The link between prevention attitudes and behaviors among the inner-city parents was virtually absent in 2001, and over time, KNOW! strengthened this link.
Insights gained 2006:
Many parents report discomfort when talking to their child about alcohol, tobacco and other drugs.
However, those parents who have a high enough perception of risk will talk anyway, even when discomfort levels are high.
Talking with a child need not be a comfortable experience, but it does need to be done effectively.
KNOW! Parent Tips must encourage parents to “push through” feelings of discomfort.
What KNOW! parents tell us:
Since 2008, Drug Free Action Alliance has been annually surveying parents who receive KNOW! Parent Tips.

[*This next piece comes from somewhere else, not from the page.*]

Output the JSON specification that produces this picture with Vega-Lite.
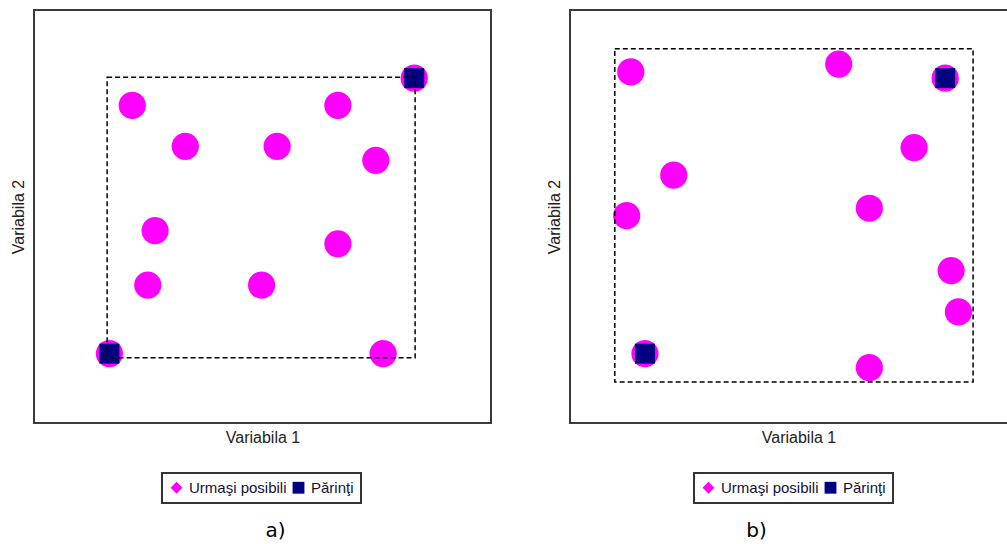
{
  "$schema": "https://vega.github.io/schema/vega-lite/v6.json",
  "background": "white",
  "padding": {"left": 9, "top": 9, "right": 0, "bottom": 0},
  "spacing": 53,
  "config": {
    "view": {"stroke": "#3a3a3a", "strokeWidth": 2},
    "axis": {"domain": false, "ticks": false, "labels": false, "grid": false, "titleFont": "Liberation Sans", "titleFontSize": 16, "titleFontWeight": "normal", "titleColor": "#222222"}
  },
  "resolve": {"scale": {"color": "independent", "shape": "independent"}, "legend": {"color": "independent", "shape": "independent"}},
  "hconcat": [
    {
      "width": 457,
      "height": 413,
      "title": {"text": "a)", "orient": "bottom", "anchor": "middle", "dx": 13, "offset": 17, "font": "DejaVu Sans", "fontSize": 20, "fontWeight": "normal", "color": "#000000"},
      "data": {"values": [
        {"x": 21.5, "y": 76.9, "tip": "Urmaşi posibili"},
        {"x": 66.5, "y": 76.9, "tip": "Urmaşi posibili"},
        {"x": 33.1, "y": 67.0, "tip": "Urmaşi posibili"},
        {"x": 53.2, "y": 67.0, "tip": "Urmaşi posibili"},
        {"x": 74.8, "y": 63.6, "tip": "Urmaşi posibili"},
        {"x": 26.5, "y": 46.6, "tip": "Urmaşi posibili"},
        {"x": 66.5, "y": 43.4, "tip": "Urmaşi posibili"},
        {"x": 24.9, "y": 33.4, "tip": "Urmaşi posibili"},
        {"x": 49.8, "y": 33.4, "tip": "Urmaşi posibili"},
        {"x": 76.4, "y": 16.8, "tip": "Urmaşi posibili"},
        {"x": 16.5, "y": 16.8, "tip": "Părinţi"},
        {"x": 83.2, "y": 83.5, "tip": "Părinţi"}
      ]},
      "layer": [
        {
          "mark": {"type": "point", "filled": true, "shape": "circle", "size": 740, "color": "#ff00ff", "opacity": 1},
          "encoding": {
            "x": {"field": "x", "type": "quantitative", "scale": {"domain": [0, 100], "nice": false, "zero": false}, "title": "Variabila 1", "axis": {"titlePadding": 6}},
            "y": {"field": "y", "type": "quantitative", "scale": {"domain": [0, 100], "nice": false, "zero": false}, "title": "Variabila 2", "axis": {"titlePadding": 8}}
          }
        },
        {
          "transform": [{"filter": "datum.tip == 'Părinţi'"}],
          "mark": {"type": "point", "filled": true, "shape": "square", "size": 400, "color": "#000080", "opacity": 1},
          "encoding": {
            "x": {"field": "x", "type": "quantitative", "title": "Variabila 1"},
            "y": {"field": "y", "type": "quantitative", "title": "Variabila 2"}
          }
        },
        {
          "mark": {"type": "point", "filled": true, "opacity": 0},
          "encoding": {
            "x": {"field": "x", "type": "quantitative", "title": "Variabila 1"},
            "y": {"field": "y", "type": "quantitative", "title": "Variabila 2"},
            "color": {"field": "tip", "type": "nominal", "scale": {"domain": ["Urmaşi posibili", "Părinţi"], "range": ["#ff00ff", "#000080"]},
              "legend": {"title": null, "orient": "none", "legendX": 128, "legendY": 463, "direction": "horizontal", "strokeColor": "#333333", "fillColor": "white", "padding": 7, "labelFont": "Liberation Sans", "labelFontSize": 15, "labelColor": "#111133", "symbolSize": 140, "symbolStrokeWidth": 0, "symbolOpacity": 1, "labelOffset": 5, "columnPadding": 4, "encode": {"legend": {"update": {"strokeWidth": {"value": 2}}}}}},
            "shape": {"field": "tip", "type": "nominal", "scale": {"domain": ["Urmaşi posibili", "Părinţi"], "range": ["diamond", "square"]},
              "legend": {"title": null, "orient": "none", "legendX": 128, "legendY": 463, "direction": "horizontal", "strokeColor": "#333333", "fillColor": "white", "padding": 7, "labelFont": "Liberation Sans", "labelFontSize": 15, "labelColor": "#111133", "symbolSize": 140, "symbolStrokeWidth": 0, "symbolOpacity": 1, "labelOffset": 5, "columnPadding": 4, "encode": {"legend": {"update": {"strokeWidth": {"value": 2}}}}}}
          }
        },
        {
          "data": {"values": [{"x1": 16.0, "x2": 83.4, "y1": 15.8, "y2": 83.7}]},
          "mark": {"type": "rect", "fill": null, "fillOpacity": 0, "stroke": "#000000", "strokeWidth": 1.5, "strokeDash": [5, 3]},
          "encoding": {
            "x": {"field": "x1", "type": "quantitative", "title": "Variabila 1"},
            "x2": {"field": "x2"},
            "y": {"field": "y1", "type": "quantitative", "title": "Variabila 2"},
            "y2": {"field": "y2"}
          }
        }
      ]
    },
    {
      "width": 457,
      "height": 413,
      "title": {"text": "b)", "orient": "bottom", "anchor": "middle", "dx": -42, "offset": 17, "font": "DejaVu Sans", "fontSize": 20, "fontWeight": "normal", "color": "#000000"},
      "data": {"values": [
        {"x": 13.3, "y": 85.0, "tip": "Urmaşi posibili"},
        {"x": 58.8, "y": 86.9, "tip": "Urmaşi posibili"},
        {"x": 75.3, "y": 66.7, "tip": "Urmaşi posibili"},
        {"x": 22.7, "y": 60.0, "tip": "Urmaşi posibili"},
        {"x": 12.4, "y": 50.2, "tip": "Urmaşi posibili"},
        {"x": 65.5, "y": 52.0, "tip": "Urmaşi posibili"},
        {"x": 83.4, "y": 36.9, "tip": "Urmaşi posibili"},
        {"x": 85.0, "y": 26.9, "tip": "Urmaşi posibili"},
        {"x": 65.5, "y": 13.4, "tip": "Urmaşi posibili"},
        {"x": 82.1, "y": 83.5, "tip": "Părinţi"},
        {"x": 16.4, "y": 16.8, "tip": "Părinţi"}
      ]},
      "layer": [
        {
          "mark": {"type": "point", "filled": true, "shape": "circle", "size": 740, "color": "#ff00ff", "opacity": 1},
          "encoding": {
            "x": {"field": "x", "type": "quantitative", "scale": {"domain": [0, 100], "nice": false, "zero": false}, "title": "Variabila 1", "axis": {"titlePadding": 6}},
            "y": {"field": "y", "type": "quantitative", "scale": {"domain": [0, 100], "nice": false, "zero": false}, "title": "Variabila 2", "axis": {"titlePadding": 8}}
          }
        },
        {
          "transform": [{"filter": "datum.tip == 'Părinţi'"}],
          "mark": {"type": "point", "filled": true, "shape": "square", "size": 400, "color": "#000080", "opacity": 1},
          "encoding": {
            "x": {"field": "x", "type": "quantitative", "title": "Variabila 1"},
            "y": {"field": "y", "type": "quantitative", "title": "Variabila 2"}
          }
        },
        {
          "mark": {"type": "point", "filled": true, "opacity": 0},
          "encoding": {
            "x": {"field": "x", "type": "quantitative", "title": "Variabila 1"},
            "y": {"field": "y", "type": "quantitative", "title": "Variabila 2"},
            "color": {"field": "tip", "type": "nominal", "scale": {"domain": ["Urmaşi posibili", "Părinţi"], "range": ["#ff00ff", "#000080"]},
              "legend": {"title": null, "orient": "none", "legendX": 124, "legendY": 463, "direction": "horizontal", "strokeColor": "#333333", "fillColor": "white", "padding": 7, "labelFont": "Liberation Sans", "labelFontSize": 15, "labelColor": "#111133", "symbolSize": 140, "symbolStrokeWidth": 0, "symbolOpacity": 1, "labelOffset": 5, "columnPadding": 4, "encode": {"legend": {"update": {"strokeWidth": {"value": 2}}}}}},
            "shape": {"field": "tip", "type": "nominal", "scale": {"domain": ["Urmaşi posibili", "Părinţi"], "range": ["diamond", "square"]},
              "legend": {"title": null, "orient": "none", "legendX": 124, "legendY": 463, "direction": "horizontal", "strokeColor": "#333333", "fillColor": "white", "padding": 7, "labelFont": "Liberation Sans", "labelFontSize": 15, "labelColor": "#111133", "symbolSize": 140, "symbolStrokeWidth": 0, "symbolOpacity": 1, "labelOffset": 5, "columnPadding": 4, "encode": {"legend": {"update": {"strokeWidth": {"value": 2}}}}}}
          }
        },
        {
          "data": {"values": [{"x1": 9.8, "x2": 88.2, "y1": 9.9, "y2": 90.6}]},
          "mark": {"type": "rect", "fill": null, "fillOpacity": 0, "stroke": "#000000", "strokeWidth": 1.5, "strokeDash": [5, 3]},
          "encoding": {
            "x": {"field": "x1", "type": "quantitative", "title": "Variabila 1"},
            "x2": {"field": "x2"},
            "y": {"field": "y1", "type": "quantitative", "title": "Variabila 2"},
            "y2": {"field": "y2"}
          }
        }
      ]
    }
  ]
}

Results from the parent survey are used to ensure parents are receiving the type of information they need.
Results of the 2012 parent survey:
The first goal of KNOW! is to increase parental knowledge of alcohol, tobacco and other drugs.
93% of survey respondents agreed they have learned something new about alcohol, tobacco or other drugs as a result of receiving KNOW! Parent Tips.
Additionally, 89% of respondents placed KNOW! as one of their top means of receiving updated information for talking with their children.
The second goal of KNOW! is to increase parental awareness that their child is at risk for using alcohol, tobacco and other drugs.
94% of survey respondents agreed KNOW! Parent Tips have increased their awareness of the risk of their child using alcohol, tobacco or other drugs.
The third goal of KNOW! is to increase the number of conversations parents have with their children about alcohol, tobacco and other drugs.
80% of survey respondents agreed they have increased the number of conversations since receiving KNOW! Parent Tips.
75% of survey respondents stated that as a result of receiving KNOW! Parent Tips, they have taken other action steps to keep their child drug-free.
Additionally, 88% said they have learned new ways to keep their children from using alcohol, tobacco and other drugs as a result of receiving KNOW! Parent Tips.
Drug Free Action Alliance is also proud to share that overall,
96% of survey participants found KNOW! Parent Tips to be helpful in keeping their children substance-free.